**Dataset content**
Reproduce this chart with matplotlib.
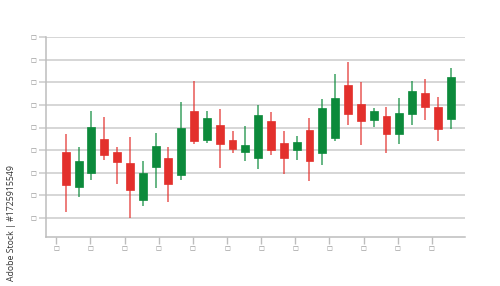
import matplotlib
matplotlib.use("Agg")
import matplotlib.pyplot as plt
import numpy as np

# OHLC data (arbitrary units; gridlines every 10)
opens  = [29.3, 13.7, 20.1, 35.1, 29.1, 24.3, 8.0, 22.6, 26.7, 18.9, 47.4, 34.4, 41.2, 34.7, 29.1, 26.4,
          42.8, 33.1, 30.0, 39.1, 28.9, 35.4, 58.9, 50.6, 43.4, 45.0, 37.1, 46.0, 55.5, 49.1, 43.7]
highs  = [37.1, 31.4, 47.4, 44.7, 31.4, 36.0, 25.2, 37.5, 31.6, 51.2, 60.6, 47.2, 48.1, 38.6, 40.7, 50.2,
          46.8, 38.5, 36.3, 44.3, 52.8, 63.9, 69.2, 60.1, 48.6, 49.1, 53.0, 60.8, 61.4, 53.4, 66.5]
lows   = [2.8, 9.3, 16.7, 25.5, 14.9, 0.1, 5.2, 13.4, 7.2, 16.8, 32.8, 33.3, 22.1, 28.9, 25.4, 21.8,
          27.9, 19.6, 25.7, 16.4, 23.5, 34.0, 41.2, 32.3, 40.4, 28.9, 32.6, 41.2, 43.5, 34.1, 39.4]
closes = [14.6, 25.2, 40.3, 27.8, 24.7, 12.4, 19.9, 31.7, 15.1, 40.0, 34.1, 44.4, 32.9, 30.7, 32.4, 45.4,
          30.2, 26.4, 33.8, 25.2, 48.6, 53.0, 46.0, 42.9, 47.4, 37.1, 46.5, 56.1, 49.0, 39.5, 62.3]

y_ticks = [0, 10, 20, 30, 40, 50, 60, 70, 80]
y_tick_labels = ["\u25a1"] * len(y_ticks)
x_ticks = [-0.73 + 2.66 * k for k in range(12)]
x_tick_labels = ["\u25a1"] * len(x_ticks)

RED = "#e3302c"
GREEN = "#0c8a3b"
GRID = "#cfcfcf"
AXIS = "#bdbdbd"

fig = plt.figure(figsize=(5.0, 2.86), dpi=100)
fig.patch.set_facecolor("white")

W, H = 500.0, 286.0
left_px, right_px = 45.7, 465.0
bottom_px, top_px = 237.3, 36.6
ax = fig.add_axes([left_px / W, 1 - bottom_px / H, (right_px - left_px) / W, (bottom_px - top_px) / H])

x = np.arange(len(opens))
body_w = 0.62
for i in range(len(opens)):
    o, h, l, c = opens[i], highs[i], lows[i], closes[i]
    col = GREEN if c >= o else RED
    ax.vlines(x[i], l, h, color=col, linewidth=1.1, alpha=0.8, zorder=3)
    ax.bar(x[i], abs(c - o), bottom=min(o, c), width=body_w, color=col, edgecolor=col,
           linewidth=0.5, zorder=4)

ax.set_xlim(-1.56, 31.12)
ax.set_ylim(-8.54, 80.3)

ax.set_yticks(y_ticks)
ax.set_yticklabels(y_tick_labels, fontsize=4.5, color="#8a8a8a", family="DejaVu Sans")
ax.set_xticks(x_ticks)
ax.set_xticklabels(x_tick_labels, fontsize=4.5, color="#8a8a8a", family="DejaVu Sans")

ax.grid(axis="y", color=GRID, linewidth=1.2, zorder=0)
ax.set_axisbelow(True)
ax.tick_params(axis="y", length=5, width=1.2, color=GRID, pad=1.5)
ax.tick_params(axis="x", length=5, width=1.0, color=AXIS, pad=1.5)

for s in ["top", "right"]:
    ax.spines[s].set_visible(False)
for s in ["left", "bottom"]:
    ax.spines[s].set_color(AXIS)
    ax.spines[s].set_linewidth(1.1)

fig.text(11.5 / W, 1 - 165 / H, "Adobe Stock | #1725915549", rotation=90,
         ha="center", va="top", fontsize=6.3, color="#333333", family="Open Sans")

fig.savefig("out.png", dpi=100, facecolor="white")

**Set task**
Reproduce only the lines from the beginning of the data through the line that contains "import numpy as np", both included, and please drop the pictures.

**Full answer**
Reproduce this chart with matplotlib.
import matplotlib
matplotlib.use("Agg")
import matplotlib.pyplot as plt
import numpy as np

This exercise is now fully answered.